* INFORMATION SHOWN *
'''
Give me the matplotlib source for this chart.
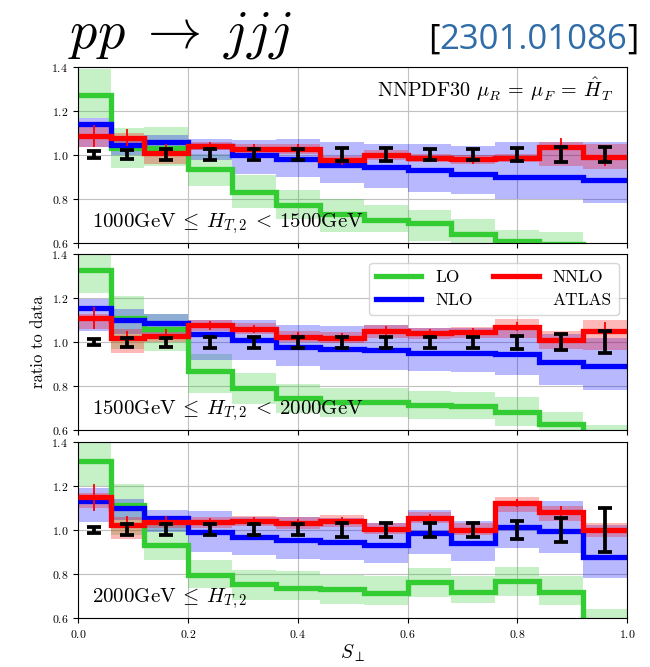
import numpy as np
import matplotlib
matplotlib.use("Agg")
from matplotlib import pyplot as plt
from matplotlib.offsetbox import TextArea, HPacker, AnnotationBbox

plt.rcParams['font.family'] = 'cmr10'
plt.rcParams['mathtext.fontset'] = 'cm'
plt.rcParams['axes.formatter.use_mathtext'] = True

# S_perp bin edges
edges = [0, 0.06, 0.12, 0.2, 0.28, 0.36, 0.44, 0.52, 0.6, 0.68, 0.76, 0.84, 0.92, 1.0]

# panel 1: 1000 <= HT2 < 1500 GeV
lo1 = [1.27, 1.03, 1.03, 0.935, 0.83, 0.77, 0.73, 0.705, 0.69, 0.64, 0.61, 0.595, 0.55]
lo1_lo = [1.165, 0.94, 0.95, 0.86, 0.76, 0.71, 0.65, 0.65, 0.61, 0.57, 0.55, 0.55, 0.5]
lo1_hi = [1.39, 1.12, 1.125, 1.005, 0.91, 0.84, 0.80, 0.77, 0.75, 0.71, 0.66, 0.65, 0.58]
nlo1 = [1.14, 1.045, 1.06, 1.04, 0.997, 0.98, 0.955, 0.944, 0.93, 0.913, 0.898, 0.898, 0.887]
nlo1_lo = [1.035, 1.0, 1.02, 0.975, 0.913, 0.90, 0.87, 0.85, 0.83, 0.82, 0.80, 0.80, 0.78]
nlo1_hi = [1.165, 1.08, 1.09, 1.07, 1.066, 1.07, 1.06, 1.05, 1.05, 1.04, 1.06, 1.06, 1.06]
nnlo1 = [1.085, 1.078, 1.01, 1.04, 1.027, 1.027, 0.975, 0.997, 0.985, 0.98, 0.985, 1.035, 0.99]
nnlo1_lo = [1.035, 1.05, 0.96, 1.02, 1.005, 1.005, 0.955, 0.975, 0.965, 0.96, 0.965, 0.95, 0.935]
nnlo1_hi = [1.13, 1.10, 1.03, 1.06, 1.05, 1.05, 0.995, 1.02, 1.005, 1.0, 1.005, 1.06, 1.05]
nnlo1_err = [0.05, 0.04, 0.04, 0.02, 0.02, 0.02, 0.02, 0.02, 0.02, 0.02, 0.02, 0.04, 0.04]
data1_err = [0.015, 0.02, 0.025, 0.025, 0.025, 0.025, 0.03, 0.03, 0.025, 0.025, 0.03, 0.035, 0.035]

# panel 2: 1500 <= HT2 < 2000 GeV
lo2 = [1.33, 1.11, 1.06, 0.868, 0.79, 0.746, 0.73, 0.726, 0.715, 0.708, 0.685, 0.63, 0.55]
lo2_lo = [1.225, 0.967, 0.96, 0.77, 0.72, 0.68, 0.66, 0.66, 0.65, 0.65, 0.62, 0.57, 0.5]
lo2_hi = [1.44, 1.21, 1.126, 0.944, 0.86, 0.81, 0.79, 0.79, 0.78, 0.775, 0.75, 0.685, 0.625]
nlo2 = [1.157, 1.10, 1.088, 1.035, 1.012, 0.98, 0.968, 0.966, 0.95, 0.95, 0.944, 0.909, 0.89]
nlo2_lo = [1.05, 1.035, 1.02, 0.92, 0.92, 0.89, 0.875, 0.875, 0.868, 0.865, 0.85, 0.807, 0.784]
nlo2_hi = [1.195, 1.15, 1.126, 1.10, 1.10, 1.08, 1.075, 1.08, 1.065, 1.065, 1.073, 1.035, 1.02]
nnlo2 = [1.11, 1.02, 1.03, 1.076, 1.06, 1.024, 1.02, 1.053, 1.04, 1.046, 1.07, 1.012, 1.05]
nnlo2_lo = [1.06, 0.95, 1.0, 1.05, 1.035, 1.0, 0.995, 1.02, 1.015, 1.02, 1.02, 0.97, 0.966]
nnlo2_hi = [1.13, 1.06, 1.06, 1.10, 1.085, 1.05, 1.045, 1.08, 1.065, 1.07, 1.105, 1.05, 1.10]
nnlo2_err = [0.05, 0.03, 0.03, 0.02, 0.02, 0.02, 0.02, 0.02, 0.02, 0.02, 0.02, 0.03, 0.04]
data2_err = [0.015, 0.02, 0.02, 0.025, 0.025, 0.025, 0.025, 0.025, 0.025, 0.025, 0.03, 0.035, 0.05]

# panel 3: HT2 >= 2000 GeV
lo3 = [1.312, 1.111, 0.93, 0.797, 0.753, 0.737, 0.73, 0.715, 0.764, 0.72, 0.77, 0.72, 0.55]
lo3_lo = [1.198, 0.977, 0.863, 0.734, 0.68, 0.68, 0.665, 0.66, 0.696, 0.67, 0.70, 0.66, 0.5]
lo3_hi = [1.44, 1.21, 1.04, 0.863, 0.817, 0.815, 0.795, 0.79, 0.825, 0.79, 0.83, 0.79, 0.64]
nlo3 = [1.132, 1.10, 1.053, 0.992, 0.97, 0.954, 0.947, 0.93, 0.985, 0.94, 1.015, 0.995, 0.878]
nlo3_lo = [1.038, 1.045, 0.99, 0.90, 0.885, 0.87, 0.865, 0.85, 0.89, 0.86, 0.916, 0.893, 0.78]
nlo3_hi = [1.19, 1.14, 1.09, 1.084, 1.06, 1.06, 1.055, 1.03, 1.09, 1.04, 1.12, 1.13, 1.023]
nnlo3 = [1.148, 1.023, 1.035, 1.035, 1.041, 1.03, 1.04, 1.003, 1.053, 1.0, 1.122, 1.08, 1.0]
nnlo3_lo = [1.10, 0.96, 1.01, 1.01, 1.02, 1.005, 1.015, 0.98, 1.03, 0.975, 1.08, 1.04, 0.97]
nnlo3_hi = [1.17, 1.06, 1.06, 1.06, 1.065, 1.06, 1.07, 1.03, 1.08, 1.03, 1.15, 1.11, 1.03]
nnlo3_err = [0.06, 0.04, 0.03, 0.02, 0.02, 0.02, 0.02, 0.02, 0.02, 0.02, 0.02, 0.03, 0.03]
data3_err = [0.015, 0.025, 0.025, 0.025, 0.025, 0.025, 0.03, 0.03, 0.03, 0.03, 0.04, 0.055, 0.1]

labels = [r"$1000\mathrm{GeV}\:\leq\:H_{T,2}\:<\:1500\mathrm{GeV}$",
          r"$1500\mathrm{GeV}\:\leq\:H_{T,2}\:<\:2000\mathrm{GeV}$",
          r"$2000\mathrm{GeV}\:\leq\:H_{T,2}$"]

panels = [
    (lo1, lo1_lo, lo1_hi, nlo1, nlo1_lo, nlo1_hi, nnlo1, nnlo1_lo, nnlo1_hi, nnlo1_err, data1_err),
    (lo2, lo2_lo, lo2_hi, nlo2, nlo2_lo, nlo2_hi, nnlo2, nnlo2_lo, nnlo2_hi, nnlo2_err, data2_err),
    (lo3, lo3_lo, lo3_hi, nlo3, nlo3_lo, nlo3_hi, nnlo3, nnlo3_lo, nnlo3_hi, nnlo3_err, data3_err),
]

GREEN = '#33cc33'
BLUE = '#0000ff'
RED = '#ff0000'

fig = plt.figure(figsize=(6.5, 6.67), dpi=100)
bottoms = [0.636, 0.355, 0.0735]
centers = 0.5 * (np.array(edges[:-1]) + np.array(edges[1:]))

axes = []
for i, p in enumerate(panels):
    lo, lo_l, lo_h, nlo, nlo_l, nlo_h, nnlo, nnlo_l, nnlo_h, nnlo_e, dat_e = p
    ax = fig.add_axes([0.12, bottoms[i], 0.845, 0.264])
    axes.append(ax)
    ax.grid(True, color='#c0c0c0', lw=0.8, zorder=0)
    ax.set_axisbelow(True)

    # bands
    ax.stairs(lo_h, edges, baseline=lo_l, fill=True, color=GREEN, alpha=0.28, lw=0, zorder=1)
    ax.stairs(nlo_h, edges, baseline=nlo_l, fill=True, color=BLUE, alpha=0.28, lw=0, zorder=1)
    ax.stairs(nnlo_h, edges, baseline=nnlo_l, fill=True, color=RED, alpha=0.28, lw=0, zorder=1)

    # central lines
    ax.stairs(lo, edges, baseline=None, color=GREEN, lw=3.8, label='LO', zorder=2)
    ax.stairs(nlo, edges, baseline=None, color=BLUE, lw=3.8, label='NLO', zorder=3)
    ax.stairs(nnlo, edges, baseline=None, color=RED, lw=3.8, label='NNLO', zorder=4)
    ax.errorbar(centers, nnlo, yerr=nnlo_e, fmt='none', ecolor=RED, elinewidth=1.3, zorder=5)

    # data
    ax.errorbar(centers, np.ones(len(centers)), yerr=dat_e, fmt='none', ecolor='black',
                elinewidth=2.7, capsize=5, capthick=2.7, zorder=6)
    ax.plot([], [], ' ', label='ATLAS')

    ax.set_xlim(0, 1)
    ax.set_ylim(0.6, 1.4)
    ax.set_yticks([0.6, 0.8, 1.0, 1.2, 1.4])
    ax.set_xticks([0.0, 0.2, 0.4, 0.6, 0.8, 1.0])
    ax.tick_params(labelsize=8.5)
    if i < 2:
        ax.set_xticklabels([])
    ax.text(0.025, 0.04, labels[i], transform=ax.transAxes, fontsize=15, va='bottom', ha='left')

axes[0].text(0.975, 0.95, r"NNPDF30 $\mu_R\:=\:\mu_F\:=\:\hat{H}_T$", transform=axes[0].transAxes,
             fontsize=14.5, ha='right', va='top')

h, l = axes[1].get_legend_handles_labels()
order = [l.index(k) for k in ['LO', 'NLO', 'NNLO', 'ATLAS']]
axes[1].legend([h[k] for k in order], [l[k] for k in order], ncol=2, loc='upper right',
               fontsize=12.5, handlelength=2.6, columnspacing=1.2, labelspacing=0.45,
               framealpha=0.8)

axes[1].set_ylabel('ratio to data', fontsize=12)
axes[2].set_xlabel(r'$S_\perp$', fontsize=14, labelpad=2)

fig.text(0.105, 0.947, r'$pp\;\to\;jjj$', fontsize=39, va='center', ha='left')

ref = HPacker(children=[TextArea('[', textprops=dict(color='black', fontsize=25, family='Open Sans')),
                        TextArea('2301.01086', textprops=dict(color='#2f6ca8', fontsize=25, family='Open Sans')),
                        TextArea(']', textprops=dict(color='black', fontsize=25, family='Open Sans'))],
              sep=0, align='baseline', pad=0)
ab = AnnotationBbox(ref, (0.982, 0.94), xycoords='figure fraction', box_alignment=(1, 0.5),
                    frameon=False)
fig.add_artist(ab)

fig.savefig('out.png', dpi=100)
'''
* EXERCISE DESCRIPTION *
Write out, word for word, the lines from the start of the data through the one holding "0.03, 0.035, 0.035]". Omit pictures.

* EXERCISE RESULT *
Give me the matplotlib source for this chart.
import numpy as np
import matplotlib
matplotlib.use("Agg")
from matplotlib import pyplot as plt
from matplotlib.offsetbox import TextArea, HPacker, AnnotationBbox

plt.rcParams['font.family'] = 'cmr10'
plt.rcParams['mathtext.fontset'] = 'cm'
plt.rcParams['axes.formatter.use_mathtext'] = True

# S_perp bin edges
edges = [0, 0.06, 0.12, 0.2, 0.28, 0.36, 0.44, 0.52, 0.6, 0.68, 0.76, 0.84, 0.92, 1.0]

# panel 1: 1000 <= HT2 < 1500 GeV
lo1 = [1.27, 1.03, 1.03, 0.935, 0.83, 0.77, 0.73, 0.705, 0.69, 0.64, 0.61, 0.595, 0.55]
lo1_lo = [1.165, 0.94, 0.95, 0.86, 0.76, 0.71, 0.65, 0.65, 0.61, 0.57, 0.55, 0.55, 0.5]
lo1_hi = [1.39, 1.12, 1.125, 1.005, 0.91, 0.84, 0.80, 0.77, 0.75, 0.71, 0.66, 0.65, 0.58]
nlo1 = [1.14, 1.045, 1.06, 1.04, 0.997, 0.98, 0.955, 0.944, 0.93, 0.913, 0.898, 0.898, 0.887]
nlo1_lo = [1.035, 1.0, 1.02, 0.975, 0.913, 0.90, 0.87, 0.85, 0.83, 0.82, 0.80, 0.80, 0.78]
nlo1_hi = [1.165, 1.08, 1.09, 1.07, 1.066, 1.07, 1.06, 1.05, 1.05, 1.04, 1.06, 1.06, 1.06]
nnlo1 = [1.085, 1.078, 1.01, 1.04, 1.027, 1.027, 0.975, 0.997, 0.985, 0.98, 0.985, 1.035, 0.99]
nnlo1_lo = [1.035, 1.05, 0.96, 1.02, 1.005, 1.005, 0.955, 0.975, 0.965, 0.96, 0.965, 0.95, 0.935]
nnlo1_hi = [1.13, 1.10, 1.03, 1.06, 1.05, 1.05, 0.995, 1.02, 1.005, 1.0, 1.005, 1.06, 1.05]
nnlo1_err = [0.05, 0.04, 0.04, 0.02, 0.02, 0.02, 0.02, 0.02, 0.02, 0.02, 0.02, 0.04, 0.04]
data1_err = [0.015, 0.02, 0.025, 0.025, 0.025, 0.025, 0.03, 0.03, 0.025, 0.025, 0.03, 0.035, 0.035]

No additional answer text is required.